Wednesday, November 17, 2010

The Greatest Rivalry

It's nice that the first football game in the new Yankee Stadium will be a revival of Army v. Notre Dame. This was once the greatest rivalry in college football--any football. And the fact that it was mostly played at the Stadium was one factor in making it such a great contest. Actually, ND won most of the games. But the competition started off with a bang in 1913 on the Plains at West Point where the most celebrated early forward pass was thrown and caught by ND--caught by Knute Rockne, later ND's coach and probably the most famous coach in football history.

The game moved to Ebbets Field and then the Polo Grounds and then in 1925 to the Stadium where it remained for almost every year in the next two decades.

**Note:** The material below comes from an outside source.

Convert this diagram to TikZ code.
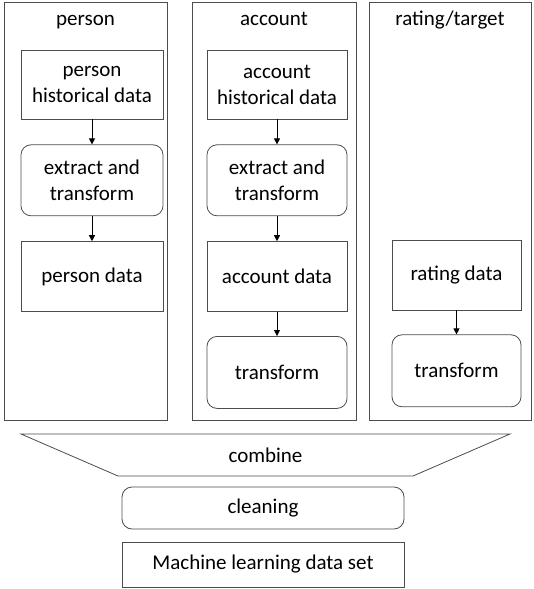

It's hard to believe that after World War II, when the 1945 and 1946 games decided the national championship, the two schools discontinued the series because it had become too big. Can you imagine any so-called academic institution doing that today?

There were a few renewals but Army more or less has fallen down to where it even schedules Ivy League teams. Navy maintained the rivalry with ND over more than 30 years when the Middies failed to win, but now they have a two-year streak going. That's because the Irish aren't what they were either. The Subway Alumni--a term coined for the mobs supporting ND who stormed the Stadium for the Army game every year--will still turn out but the only hands-up scoring signals have often come only from Touchdown Jesus out there in South Bend.

Everything you ever heard of in college football happened in this series and usually at the Stadium. Davis and Blanchard--Mr. Outside and Mr. Inside--versus Johnny Lujack in '46. The Four Horsemen in '24. Rockne's speech--whether pre-game or, as tradition holds, at half-time, in '28 where he exhorted his eleven to win one for the Gipper. And it all began with that forward pass--long heralded as the first but now just the most famous early one--from Gus Dorais to Knute Rockne in '13 as they led an unknown ND club to their unexpected triumph at West Point.

It won't be for anything resembling a national championship and it won't even be close to that level of play at the Stadium Saturday but perhaps there will be a future for these two ancient rivals to renew the competition more regularly. People will still come out because of their names. And the game that was eliminated because of becoming too big a deal may eventually come to stand for the maintenance of a tradition, whatever the significance of the game. Get out your raccoon coat and flask.